Andernfalls wird ihm
kurzerhand sein Regelsatz zusammengestrichen. Wer sich dauerhaft
widerständig zeigt, bekommt nicht einmal mehr die Kosten der Unterkunft
und die Krankenversicherung bezahlt.


Das ist gerecht, könnte
man meinen, denn wer (noch) einen Job hat, arbeitet schließlich auch für
sein Geld. Es überlebt nur, wer etwas dafür tut. Das ist die
Gerechtigkeit einer Leistungsgesellschaft.



Die verfassungsrechtliche Wahrheit ist:

Für die Höhe der
staatlichen Leistung muss der Bedarf der Bürgerinnen und Bürger
entscheidend sein. Ihn auszurechnen und zu garantieren, ist Sache des
Gesetzgebers. Ihn zu beschneiden nicht.


Das Existenzminimum muss bei gleichem Bedarf stets gleichermaßen gewährt werden.

Der für die eigene
Existenz notwendige Bedarf sinkt nicht dadurch, dass jemand eine andere
Staatsangehörigkeit besitzt. Er sinkt auch nicht dadurch, dass jemand
sich nicht regelkonform verhält.


Das Existenzminimum muss
nach dem Bundesverfassungsgericht »in jedem Fall und zu jeder Zeit«
sichergestellt sein. Denn die Menschenwürde ist »migrationspolitisch
nicht zu relativieren«. Sie ist auch fiskalpolitisch und
arbeitsmarktpolitisch nicht zu relativieren.


Die Abhängigkeit eines Menschenrechts von Bedingungen bedeutet in Wirklichkeit seine Einschränkung.

Die Bundesregierung hält trotzig an ihren Prinzipien fest. Die lauten: Tausche Gehorsam gegen Existenz.

Menschenrechte gelten für alle. Sie stehen nicht im Ermessen einer Regierung oder eines Sachbearbeiters im Jobcenter.

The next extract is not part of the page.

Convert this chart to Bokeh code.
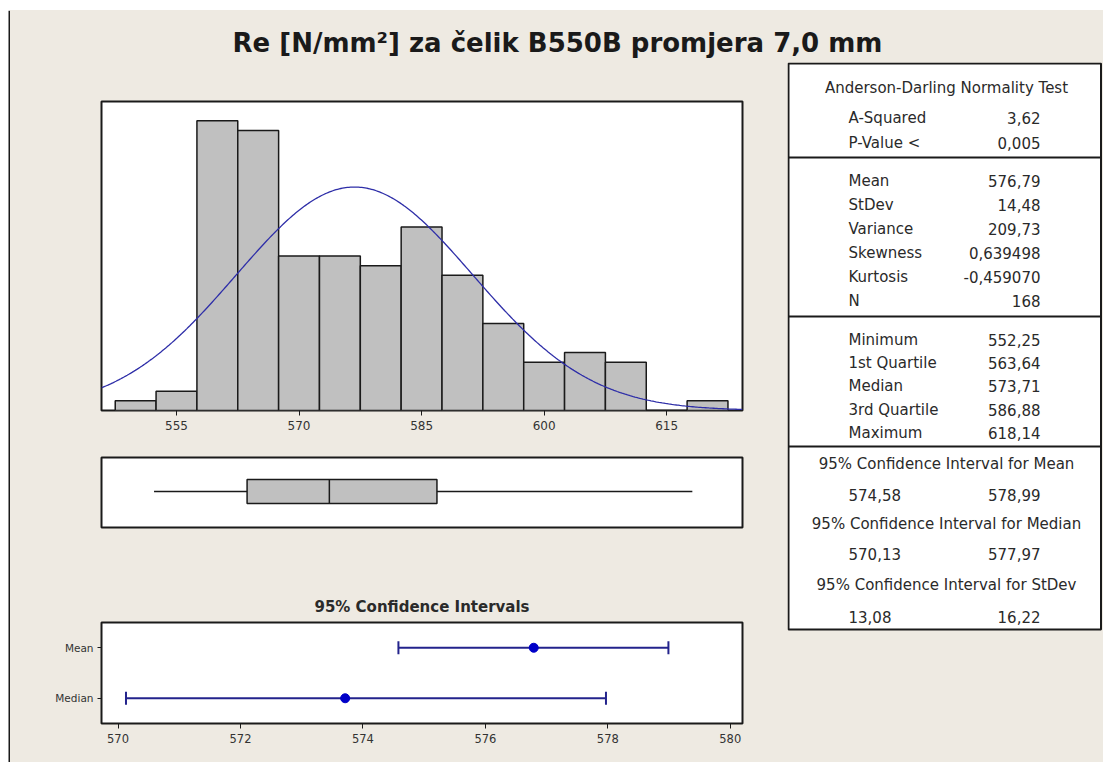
import numpy as np
from bokeh.plotting import figure
from bokeh.layouts import column, row
from bokeh.models import Range1d, FactorRange, FixedTicker
from bokeh.core.properties import value
from bokeh.embed import file_html
from bokeh.resources import INLINE

# ---------------- data ----------------
TITLE = "Re [N/mm²] za čelik B550B promjera 7,0 mm"
BIN_CENTERS = [550, 555, 560, 565, 570, 575, 580, 585, 590, 595, 600, 605, 610, 615, 620]
COUNTS = [1, 2, 30, 29, 16, 16, 15, 19, 14, 9, 5, 6, 5, 0, 1]
BIN_WIDTH = 5
HIST_TICKS = [555, 570, 585, 600, 615]

MEAN = 576.79
STDEV = 14.48
N = 168
MINIMUM = 552.25
Q1 = 563.64
MEDIAN = 573.71
Q3 = 586.88
MAXIMUM = 618.14

CI_LABELS = ["Median", "Mean"]
CI_CENTERS = [MEDIAN, MEAN]
CI_LOWS = [570.13, 574.58]
CI_HIGHS = [577.97, 578.99]
CI_TICKS = [570, 572, 574, 576, 578, 580]
CI_TITLE = "95% Confidence Intervals"

AD_HEADER = "Anderson-Darling Normality Test"
AD_LABELS = ["A-Squared", "P-Value <"]
AD_VALUES = ["3,62", "0,005"]
DESC_LABELS = ["Mean", "StDev", "Variance", "Skewness", "Kurtosis", "N"]
DESC_VALUES = ["576,79", "14,48", "209,73", "0,639498", "-0,459070", "168"]
QUART_LABELS = ["Minimum", "1st Quartile", "Median", "3rd Quartile", "Maximum"]
QUART_VALUES = ["552,25", "563,64", "573,71", "586,88", "618,14"]
CI_HEADERS = ["95% Confidence Interval for Mean",
              "95% Confidence Interval for Median",
              "95% Confidence Interval for StDev"]
CI_LOW_TXT = ["574,58", "570,13", "13,08"]
CI_HIGH_TXT = ["578,99", "577,97", "16,22"]

# ---------------- style ----------------
BG = "#EEEAE2"
DARK = "#1A1A1A"
TXT = "#2A2A2A"
FONT = "DejaVu Sans"
GRAY = "#C0C0C0"
CURVE = "#2E2EA8"
CI_LINE = "#23238C"
CI_DOT = "#0000C8"
LEFT_W = 777
HIST_X = (545.82, 624.28)
BGSTYLE = {"background-color": BG}


def base_fig(**kw):
    p = figure(toolbar_location=None, output_backend="svg", **kw)
    p.border_fill_color = BG
    p.background_fill_color = "white"
    p.outline_line_color = DARK
    p.outline_line_width = 2
    p.xgrid.visible = False
    p.ygrid.visible = False
    return p


def style_axis(ax, size):
    ax.major_label_text_font = FONT
    ax.major_label_text_font_size = size
    ax.major_label_text_color = "#333333"
    ax.axis_line_color = None
    ax.major_tick_line_color = DARK
    ax.major_tick_line_width = 1
    ax.major_tick_out = 5
    ax.major_tick_in = 0
    ax.minor_tick_out = 0
    ax.minor_tick_in = 0
    ax.major_label_standoff = 5


def plain_fig(w, h, xr, yr, fill):
    p = figure(width=w, height=h, toolbar_location=None, output_backend="svg",
               x_axis_location=None, y_axis_location=None, min_border=0,
               x_range=Range1d(*xr), y_range=Range1d(*yr))
    p.background_fill_color = fill
    p.border_fill_color = fill
    p.outline_line_color = None
    p.xgrid.visible = False
    p.ygrid.visible = False
    return p


# ---------------- histogram ----------------
hist = base_fig(width=LEFT_W, height=383, x_range=Range1d(*HIST_X), y_range=Range1d(0, 32),
                y_axis_location=None, min_border_left=91, min_border_right=45,
                min_border_top=39, min_border_bottom=35)
lefts = [c - BIN_WIDTH / 2 for c in BIN_CENTERS]
rights = [c + BIN_WIDTH / 2 for c in BIN_CENTERS]
hist.quad(left=lefts, right=rights, bottom=0, top=COUNTS, fill_color=GRAY,
          line_color=DARK, line_width=1.5)
xs = np.linspace(HIST_X[0], HIST_X[1], 400)
ys = N * BIN_WIDTH / (STDEV * np.sqrt(2 * np.pi)) * np.exp(-0.5 * ((xs - MEAN) / STDEV) ** 2)
hist.line(xs, ys, line_color=CURVE, line_width=1.3)
hist.xaxis.ticker = FixedTicker(ticks=HIST_TICKS)
style_axis(hist.xaxis, "12px")

# ---------------- boxplot ----------------
box = base_fig(width=LEFT_W, height=100, x_range=Range1d(*HIST_X), y_range=Range1d(0, 1),
               x_axis_location=None, y_axis_location=None, min_border_left=91,
               min_border_right=45, min_border_top=12, min_border_bottom=18)
box.segment(x0=[MINIMUM, Q3], y0=[0.514, 0.514], x1=[Q1, MAXIMUM], y1=[0.514, 0.514],
            line_color=DARK, line_width=1.5)
box.quad(left=[Q1], right=[Q3], bottom=[0.343], top=[0.686], fill_color=GRAY,
         line_color=DARK, line_width=1.5)
box.segment(x0=[MEDIAN], y0=[0.343], x1=[MEDIAN], y1=[0.686], line_color=DARK, line_width=1.5)

# ---------------- confidence intervals ----------------
ci = base_fig(width=LEFT_W, height=217, x_range=Range1d(569.73, 580.2),
              y_range=FactorRange(factors=CI_LABELS), min_border_left=91,
              min_border_right=45, min_border_top=77, min_border_bottom=39,
              title=CI_TITLE)
ci.title.align = "center"
ci.title.text_font = FONT
ci.title.text_font_size = "15px"
ci.title.text_font_style = "bold"
ci.title.text_color = TXT
ci.title.standoff = 13
ci.segment(x0=CI_LOWS, y0=CI_LABELS, x1=CI_HIGHS, y1=CI_LABELS, line_color=CI_LINE, line_width=2)
ci.scatter(x=CI_LOWS + CI_HIGHS, y=CI_LABELS + CI_LABELS, marker="dash", angle=np.pi / 2,
           size=13, line_color=CI_LINE, line_width=2)
ci.scatter(x=CI_CENTERS, y=CI_LABELS, marker="circle", size=9, fill_color=CI_DOT, line_color=CI_DOT)
ci.xaxis.ticker = FixedTicker(ticks=CI_TICKS)
style_axis(ci.xaxis, "11.5px")
style_axis(ci.yaxis, "10.5px")
ci.yaxis.major_tick_out = 4
ci.yaxis.major_label_standoff = 4

# ---------------- title ----------------
ttl = plain_fig(1093, 52, (10, 1103), (62, 10), BG)
ttl.text(x=[557], y=[42], text=[TITLE], text_align="center", text_baseline="middle",
         text_font=value(FONT), text_font_style="bold", text_font_size="26px", text_color=DARK)

# ---------------- statistics table ----------------
tab = plain_fig(316, 700, (787, 1103), (762, 62), BG)
tab.quad(left=[788], right=[1100.5], top=[63], bottom=[629], fill_color="white",
         line_color=DARK, line_width=2)
tab.segment(x0=[788] * 3, x1=[1100.5] * 3, y0=[157, 316, 446], y1=[157, 316, 446],
            line_color=DARK, line_width=2)

LX, RX, CX = 848, 1040, 946
FS = "15px"


def tcol(xv, yv, txt, align):
    tab.text(x=xv, y=yv, text=txt, text_align=align, text_baseline="middle",
             text_font=value(FONT), text_font_size=FS, text_color=TXT)


ad_y = [117, 142]
desc_y = [180, 204, 228, 252, 276, 300]
quart_y = [339, 362, 385, 409, 432]
cih_y = [463, 523, 584]
civ_y = [494, 553, 616]

tcol([CX], [87], [AD_HEADER], "center")
tcol([LX] * 2, ad_y, AD_LABELS, "left")
tcol([RX] * 2, ad_y, AD_VALUES, "right")
tcol([LX] * 6, desc_y, DESC_LABELS, "left")
tcol([RX] * 6, desc_y, DESC_VALUES, "right")
tcol([LX] * 5, quart_y, QUART_LABELS, "left")
tcol([RX] * 5, quart_y, QUART_VALUES, "right")
tcol([CX] * 3, cih_y, CI_HEADERS, "center")
tcol([LX] * 3, civ_y, CI_LOW_TXT, "left")
tcol([RX] * 3, civ_y, CI_HIGH_TXT, "right")

# ---------------- frame edges (white page margin + dark border line) ----------------
top_strip = plain_fig(1103, 10, (0, 1103), (10, 0), "white")
top_strip.quad(left=[8], right=[1103], top=[8], bottom=[10], fill_color=DARK, line_color=None)
left_strip = plain_fig(10, 752, (0, 10), (0, 1), "white")
left_strip.quad(left=[8], right=[10], top=[1], bottom=[0], fill_color=DARK, line_color=None)

# ---------------- layout ----------------
left_col = column(hist, box, ci, spacing=0, styles=BGSTYLE)
lower = row(left_col, tab, spacing=0, styles=BGSTYLE)
content = column(ttl, lower, spacing=0, styles=BGSTYLE)
root = column(top_strip, row(left_strip, content, spacing=0), spacing=0)

open("out.html", "w").write(file_html(root, INLINE))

Sie können nicht an Bedingungen geknüpft werden. Auch soziale Grundrechte sind unverkäuflich und nicht verhandelbar.

Nicht nur fleißigen
Arbeitslosen, die täglich Bewerbungen schreiben und jede unterbezahlte
Arbeit annehmen, steht eine menschenwürdige Existenz zu. Auch Menschen,
die sich versehentlich oder bewusst der Zusammenarbeit mit den Behörden
entziehen, Personen ohne Aufenthaltstitel, Strafgefangene in Haft und
alle weiteren, unabhängig von ihrer Herkunft und ihrer Persönlichkeit,
haben Anspruch auf ein menschenwürdiges Existenzminimum.


Ebenso, wie sie beispielsweise ein Menschenrecht auf Leben und körperliche Unversehrtheit haben.

Das Prinzip
des »Förderns und Forderns«, das derzeit im deutschen Sozialrecht gilt,
ist ein Rückfall hinter die Errungenschaft allgemeiner Menschenrechte.


Wieder einmal
wird es wohl das Bundesverfassungsgericht sein, das irgendwann
einschreitet, wenn ein beherztes Sozialgericht ihm die Frage vorlegt.


Bis dahin werden weiter
Sanktionen verhängt, die Menschen in noch mehr Not und Armut stürzen.
Bis dahin wird die Menschenwürde tagtäglich verletzt.


Gäbe es einen Verfassungsschutz, der diesen Namen verdient, so müsste er schleunigst handeln."